start
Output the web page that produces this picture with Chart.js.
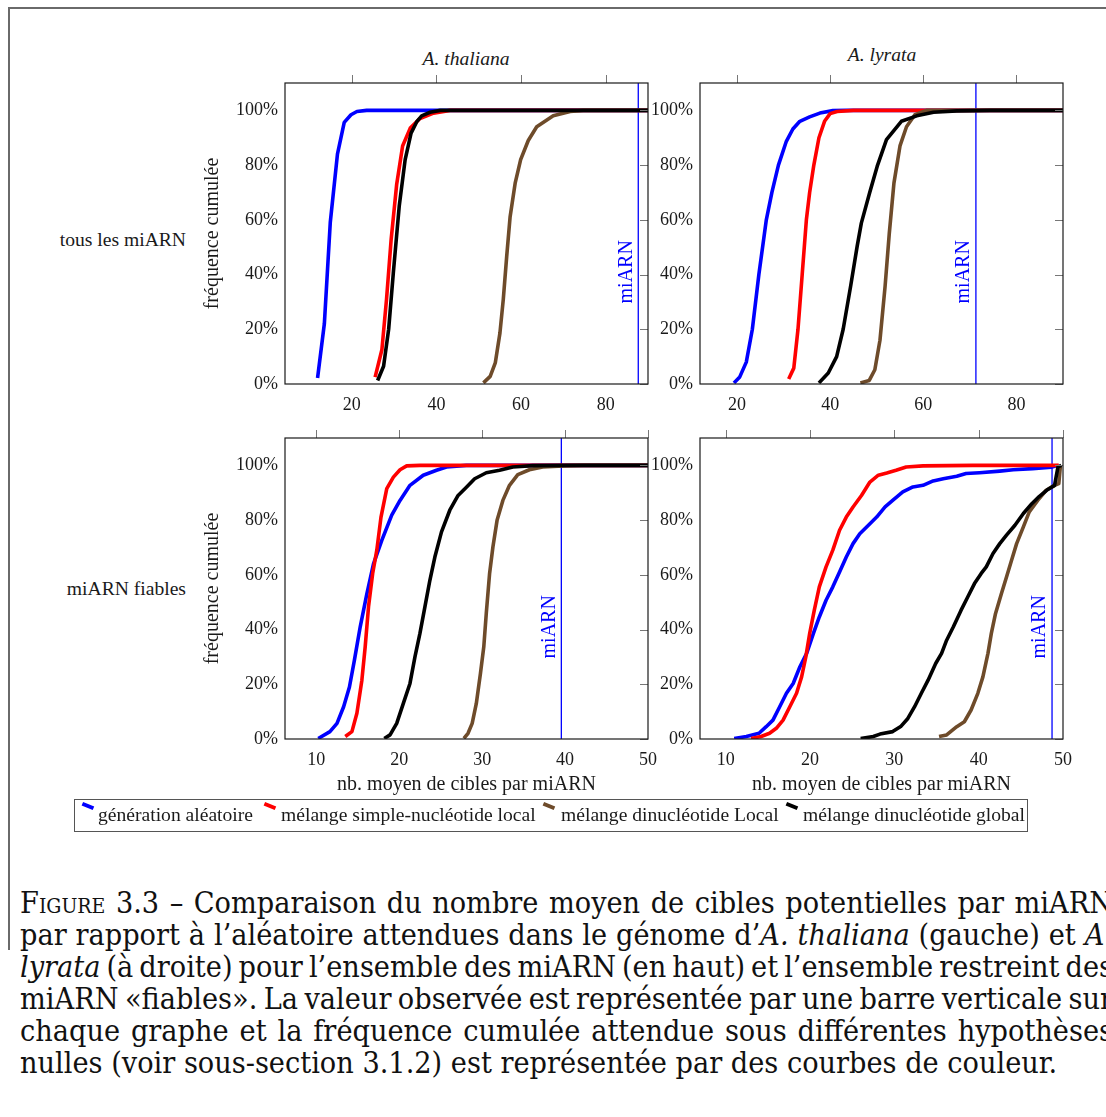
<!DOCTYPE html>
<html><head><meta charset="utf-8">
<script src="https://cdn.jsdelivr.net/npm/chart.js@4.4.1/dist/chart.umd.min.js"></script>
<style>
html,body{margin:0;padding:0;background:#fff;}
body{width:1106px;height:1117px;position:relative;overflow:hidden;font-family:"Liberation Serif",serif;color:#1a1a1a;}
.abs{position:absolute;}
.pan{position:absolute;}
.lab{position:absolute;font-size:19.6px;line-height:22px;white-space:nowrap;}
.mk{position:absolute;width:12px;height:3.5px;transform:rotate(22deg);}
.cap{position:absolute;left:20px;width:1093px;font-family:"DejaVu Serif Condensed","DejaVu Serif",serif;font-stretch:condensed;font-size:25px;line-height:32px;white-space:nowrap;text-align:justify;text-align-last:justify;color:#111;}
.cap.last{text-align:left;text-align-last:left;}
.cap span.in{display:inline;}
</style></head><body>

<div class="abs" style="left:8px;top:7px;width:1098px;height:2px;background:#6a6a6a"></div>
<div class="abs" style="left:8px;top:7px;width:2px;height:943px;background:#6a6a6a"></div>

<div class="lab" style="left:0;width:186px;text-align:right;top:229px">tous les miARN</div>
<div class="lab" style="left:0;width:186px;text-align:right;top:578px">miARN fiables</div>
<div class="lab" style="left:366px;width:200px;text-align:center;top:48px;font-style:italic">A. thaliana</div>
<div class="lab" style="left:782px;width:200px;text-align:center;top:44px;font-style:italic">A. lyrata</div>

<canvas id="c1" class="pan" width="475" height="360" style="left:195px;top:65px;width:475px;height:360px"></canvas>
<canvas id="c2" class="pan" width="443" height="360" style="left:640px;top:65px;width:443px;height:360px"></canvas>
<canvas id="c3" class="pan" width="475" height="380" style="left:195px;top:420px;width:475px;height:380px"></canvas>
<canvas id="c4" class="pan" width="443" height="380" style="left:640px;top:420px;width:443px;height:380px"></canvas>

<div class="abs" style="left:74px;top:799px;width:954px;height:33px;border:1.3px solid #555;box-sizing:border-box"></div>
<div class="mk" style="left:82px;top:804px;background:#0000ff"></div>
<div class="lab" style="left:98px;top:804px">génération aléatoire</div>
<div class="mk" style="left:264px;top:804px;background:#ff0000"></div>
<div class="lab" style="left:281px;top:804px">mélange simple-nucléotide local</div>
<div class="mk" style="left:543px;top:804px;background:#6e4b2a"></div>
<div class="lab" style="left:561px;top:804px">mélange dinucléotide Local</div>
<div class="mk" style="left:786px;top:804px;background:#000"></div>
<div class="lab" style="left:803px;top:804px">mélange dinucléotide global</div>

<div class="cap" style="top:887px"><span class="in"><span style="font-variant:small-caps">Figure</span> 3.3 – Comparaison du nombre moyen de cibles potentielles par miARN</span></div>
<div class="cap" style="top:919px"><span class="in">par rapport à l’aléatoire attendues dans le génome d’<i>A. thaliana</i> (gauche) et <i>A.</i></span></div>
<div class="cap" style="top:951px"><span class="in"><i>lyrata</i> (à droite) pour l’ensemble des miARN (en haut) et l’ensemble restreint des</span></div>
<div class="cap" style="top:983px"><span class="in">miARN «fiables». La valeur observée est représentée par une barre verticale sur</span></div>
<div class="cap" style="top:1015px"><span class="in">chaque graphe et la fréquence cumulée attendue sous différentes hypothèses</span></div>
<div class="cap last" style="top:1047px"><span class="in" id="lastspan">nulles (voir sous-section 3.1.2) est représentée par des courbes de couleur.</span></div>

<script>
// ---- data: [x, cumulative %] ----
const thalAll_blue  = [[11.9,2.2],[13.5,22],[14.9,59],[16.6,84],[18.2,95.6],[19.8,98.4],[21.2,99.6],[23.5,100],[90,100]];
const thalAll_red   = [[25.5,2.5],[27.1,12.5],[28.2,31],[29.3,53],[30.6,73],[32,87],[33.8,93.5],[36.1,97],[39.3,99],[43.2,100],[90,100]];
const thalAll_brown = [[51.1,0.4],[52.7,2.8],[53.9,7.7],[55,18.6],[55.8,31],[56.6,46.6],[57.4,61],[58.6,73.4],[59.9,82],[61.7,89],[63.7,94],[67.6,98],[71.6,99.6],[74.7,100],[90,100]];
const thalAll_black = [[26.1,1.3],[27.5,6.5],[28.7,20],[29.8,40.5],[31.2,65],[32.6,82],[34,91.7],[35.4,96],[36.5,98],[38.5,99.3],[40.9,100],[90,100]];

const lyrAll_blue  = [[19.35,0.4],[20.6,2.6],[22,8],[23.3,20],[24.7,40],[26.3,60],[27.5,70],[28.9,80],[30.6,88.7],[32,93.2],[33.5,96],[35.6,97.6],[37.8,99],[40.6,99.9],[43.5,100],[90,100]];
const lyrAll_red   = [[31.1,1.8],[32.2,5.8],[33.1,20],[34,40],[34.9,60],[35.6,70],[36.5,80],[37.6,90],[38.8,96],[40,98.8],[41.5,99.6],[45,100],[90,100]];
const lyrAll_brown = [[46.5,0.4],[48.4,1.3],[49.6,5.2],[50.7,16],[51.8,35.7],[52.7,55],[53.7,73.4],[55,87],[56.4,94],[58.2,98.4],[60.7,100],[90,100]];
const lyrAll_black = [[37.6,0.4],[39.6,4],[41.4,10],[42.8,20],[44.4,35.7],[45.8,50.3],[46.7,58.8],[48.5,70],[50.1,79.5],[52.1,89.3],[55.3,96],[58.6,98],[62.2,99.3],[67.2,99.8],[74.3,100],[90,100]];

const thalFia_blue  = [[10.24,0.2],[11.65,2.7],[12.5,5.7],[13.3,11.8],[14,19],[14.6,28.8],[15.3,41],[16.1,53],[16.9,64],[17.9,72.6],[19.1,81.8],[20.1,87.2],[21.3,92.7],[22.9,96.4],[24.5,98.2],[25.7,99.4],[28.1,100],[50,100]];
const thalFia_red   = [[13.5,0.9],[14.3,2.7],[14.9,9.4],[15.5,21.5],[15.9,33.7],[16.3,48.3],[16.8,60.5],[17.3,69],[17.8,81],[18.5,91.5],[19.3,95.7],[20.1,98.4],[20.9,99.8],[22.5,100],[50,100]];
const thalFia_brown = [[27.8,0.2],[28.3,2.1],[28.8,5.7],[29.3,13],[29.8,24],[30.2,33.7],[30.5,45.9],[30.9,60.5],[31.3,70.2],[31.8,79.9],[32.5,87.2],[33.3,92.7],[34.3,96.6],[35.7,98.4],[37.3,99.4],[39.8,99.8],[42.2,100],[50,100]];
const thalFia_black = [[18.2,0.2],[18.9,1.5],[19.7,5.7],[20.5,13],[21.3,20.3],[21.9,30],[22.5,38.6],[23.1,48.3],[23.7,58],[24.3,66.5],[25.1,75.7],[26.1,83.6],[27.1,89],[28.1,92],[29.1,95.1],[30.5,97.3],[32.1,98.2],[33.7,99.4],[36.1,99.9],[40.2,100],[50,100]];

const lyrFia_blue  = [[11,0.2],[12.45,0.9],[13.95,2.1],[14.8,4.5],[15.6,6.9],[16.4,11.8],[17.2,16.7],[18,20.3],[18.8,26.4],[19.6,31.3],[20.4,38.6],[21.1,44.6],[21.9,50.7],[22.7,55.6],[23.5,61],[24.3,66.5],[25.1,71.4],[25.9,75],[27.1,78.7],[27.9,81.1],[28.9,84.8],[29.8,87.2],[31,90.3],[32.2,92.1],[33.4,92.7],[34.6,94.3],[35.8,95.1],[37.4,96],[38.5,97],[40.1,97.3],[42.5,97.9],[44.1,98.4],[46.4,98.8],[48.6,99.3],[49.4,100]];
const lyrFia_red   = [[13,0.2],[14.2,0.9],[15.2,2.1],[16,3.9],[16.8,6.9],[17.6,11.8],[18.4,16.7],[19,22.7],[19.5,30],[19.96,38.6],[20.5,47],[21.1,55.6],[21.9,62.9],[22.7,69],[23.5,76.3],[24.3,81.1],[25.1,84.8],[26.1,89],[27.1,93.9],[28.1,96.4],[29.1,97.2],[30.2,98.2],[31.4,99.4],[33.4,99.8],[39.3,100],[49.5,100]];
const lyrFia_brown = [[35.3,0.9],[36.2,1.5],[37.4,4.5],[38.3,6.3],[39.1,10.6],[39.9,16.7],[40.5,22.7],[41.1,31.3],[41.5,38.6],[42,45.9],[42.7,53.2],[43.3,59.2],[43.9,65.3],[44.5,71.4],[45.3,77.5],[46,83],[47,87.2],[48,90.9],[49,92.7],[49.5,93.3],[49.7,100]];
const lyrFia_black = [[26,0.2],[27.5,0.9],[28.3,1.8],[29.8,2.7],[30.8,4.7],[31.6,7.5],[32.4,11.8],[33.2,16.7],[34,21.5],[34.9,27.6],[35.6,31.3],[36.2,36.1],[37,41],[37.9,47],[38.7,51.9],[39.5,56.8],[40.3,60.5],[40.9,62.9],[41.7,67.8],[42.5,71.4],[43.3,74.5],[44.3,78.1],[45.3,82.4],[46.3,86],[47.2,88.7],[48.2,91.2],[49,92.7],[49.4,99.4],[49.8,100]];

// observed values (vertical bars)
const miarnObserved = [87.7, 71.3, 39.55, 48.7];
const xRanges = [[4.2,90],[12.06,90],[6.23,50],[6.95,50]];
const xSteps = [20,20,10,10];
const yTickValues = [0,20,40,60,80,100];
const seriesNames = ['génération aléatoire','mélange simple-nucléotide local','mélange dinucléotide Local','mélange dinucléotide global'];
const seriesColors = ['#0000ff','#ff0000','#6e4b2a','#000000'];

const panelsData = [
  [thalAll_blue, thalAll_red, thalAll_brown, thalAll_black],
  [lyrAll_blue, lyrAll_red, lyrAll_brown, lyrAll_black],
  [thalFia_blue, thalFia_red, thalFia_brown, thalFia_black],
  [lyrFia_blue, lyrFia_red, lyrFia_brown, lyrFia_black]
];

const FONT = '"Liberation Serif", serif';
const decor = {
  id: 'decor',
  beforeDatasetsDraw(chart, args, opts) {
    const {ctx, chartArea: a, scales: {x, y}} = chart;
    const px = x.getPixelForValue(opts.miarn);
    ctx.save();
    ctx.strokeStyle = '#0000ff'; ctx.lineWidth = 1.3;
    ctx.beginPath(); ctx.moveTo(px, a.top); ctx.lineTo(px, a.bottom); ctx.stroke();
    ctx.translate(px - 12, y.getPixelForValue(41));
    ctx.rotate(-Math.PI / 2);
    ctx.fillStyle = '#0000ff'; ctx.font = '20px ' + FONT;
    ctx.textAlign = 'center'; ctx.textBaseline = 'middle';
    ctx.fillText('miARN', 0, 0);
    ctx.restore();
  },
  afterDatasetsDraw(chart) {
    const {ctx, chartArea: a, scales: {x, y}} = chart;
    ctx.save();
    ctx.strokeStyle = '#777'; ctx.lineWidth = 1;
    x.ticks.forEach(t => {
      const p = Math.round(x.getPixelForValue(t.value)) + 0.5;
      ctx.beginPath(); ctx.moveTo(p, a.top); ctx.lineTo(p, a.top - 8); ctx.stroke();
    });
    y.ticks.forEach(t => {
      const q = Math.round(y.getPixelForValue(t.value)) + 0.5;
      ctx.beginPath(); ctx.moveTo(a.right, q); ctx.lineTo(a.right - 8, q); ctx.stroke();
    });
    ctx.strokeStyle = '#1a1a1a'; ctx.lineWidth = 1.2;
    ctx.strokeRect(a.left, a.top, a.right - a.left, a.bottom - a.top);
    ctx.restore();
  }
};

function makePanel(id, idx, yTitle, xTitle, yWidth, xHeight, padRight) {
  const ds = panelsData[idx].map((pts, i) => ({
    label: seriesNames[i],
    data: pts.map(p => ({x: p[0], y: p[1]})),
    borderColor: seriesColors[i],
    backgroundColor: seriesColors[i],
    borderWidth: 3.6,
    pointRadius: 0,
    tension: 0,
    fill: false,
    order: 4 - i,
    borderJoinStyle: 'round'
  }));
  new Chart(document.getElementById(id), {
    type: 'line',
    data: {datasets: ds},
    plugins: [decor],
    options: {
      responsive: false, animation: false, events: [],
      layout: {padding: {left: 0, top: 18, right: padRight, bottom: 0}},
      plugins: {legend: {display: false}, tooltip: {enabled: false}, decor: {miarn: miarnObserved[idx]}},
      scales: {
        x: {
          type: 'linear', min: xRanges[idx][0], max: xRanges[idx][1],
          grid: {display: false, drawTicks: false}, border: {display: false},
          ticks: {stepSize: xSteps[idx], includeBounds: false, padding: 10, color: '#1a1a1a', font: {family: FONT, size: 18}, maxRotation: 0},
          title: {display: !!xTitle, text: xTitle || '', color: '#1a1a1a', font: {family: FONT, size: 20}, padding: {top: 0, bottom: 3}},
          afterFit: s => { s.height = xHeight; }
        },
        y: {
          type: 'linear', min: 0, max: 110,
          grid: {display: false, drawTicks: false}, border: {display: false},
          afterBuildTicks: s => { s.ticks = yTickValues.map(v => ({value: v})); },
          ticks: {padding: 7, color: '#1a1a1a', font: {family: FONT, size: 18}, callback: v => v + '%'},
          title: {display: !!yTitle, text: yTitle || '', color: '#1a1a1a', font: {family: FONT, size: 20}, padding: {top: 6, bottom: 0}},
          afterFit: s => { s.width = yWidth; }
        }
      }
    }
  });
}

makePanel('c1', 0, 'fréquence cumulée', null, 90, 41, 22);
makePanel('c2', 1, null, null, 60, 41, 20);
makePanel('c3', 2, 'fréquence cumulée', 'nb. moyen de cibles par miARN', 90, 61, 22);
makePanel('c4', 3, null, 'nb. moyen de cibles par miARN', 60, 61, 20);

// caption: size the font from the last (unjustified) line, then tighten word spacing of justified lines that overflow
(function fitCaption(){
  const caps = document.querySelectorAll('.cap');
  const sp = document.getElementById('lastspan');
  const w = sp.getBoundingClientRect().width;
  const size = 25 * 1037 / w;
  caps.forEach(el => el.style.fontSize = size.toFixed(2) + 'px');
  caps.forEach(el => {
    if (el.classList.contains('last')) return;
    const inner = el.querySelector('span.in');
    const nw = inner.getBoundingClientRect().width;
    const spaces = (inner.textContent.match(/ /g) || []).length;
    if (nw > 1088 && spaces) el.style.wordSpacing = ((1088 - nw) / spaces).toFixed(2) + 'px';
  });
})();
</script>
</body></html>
end
Set problem
Everything from the first line to the line with "</style></head><body>" must be repeated exactly, and nothing else. Leave the pictures out.

Result
Output the web page that produces this picture with Chart.js.
<!DOCTYPE html>
<html><head><meta charset="utf-8">
<script src="https://cdn.jsdelivr.net/npm/chart.js@4.4.1/dist/chart.umd.min.js"></script>
<style>
html,body{margin:0;padding:0;background:#fff;}
body{width:1106px;height:1117px;position:relative;overflow:hidden;font-family:"Liberation Serif",serif;color:#1a1a1a;}
.abs{position:absolute;}
.pan{position:absolute;}
.lab{position:absolute;font-size:19.6px;line-height:22px;white-space:nowrap;}
.mk{position:absolute;width:12px;height:3.5px;transform:rotate(22deg);}
.cap{position:absolute;left:20px;width:1093px;font-family:"DejaVu Serif Condensed","DejaVu Serif",serif;font-stretch:condensed;font-size:25px;line-height:32px;white-space:nowrap;text-align:justify;text-align-last:justify;color:#111;}
.cap.last{text-align:left;text-align-last:left;}
.cap span.in{display:inline;}
</style></head><body>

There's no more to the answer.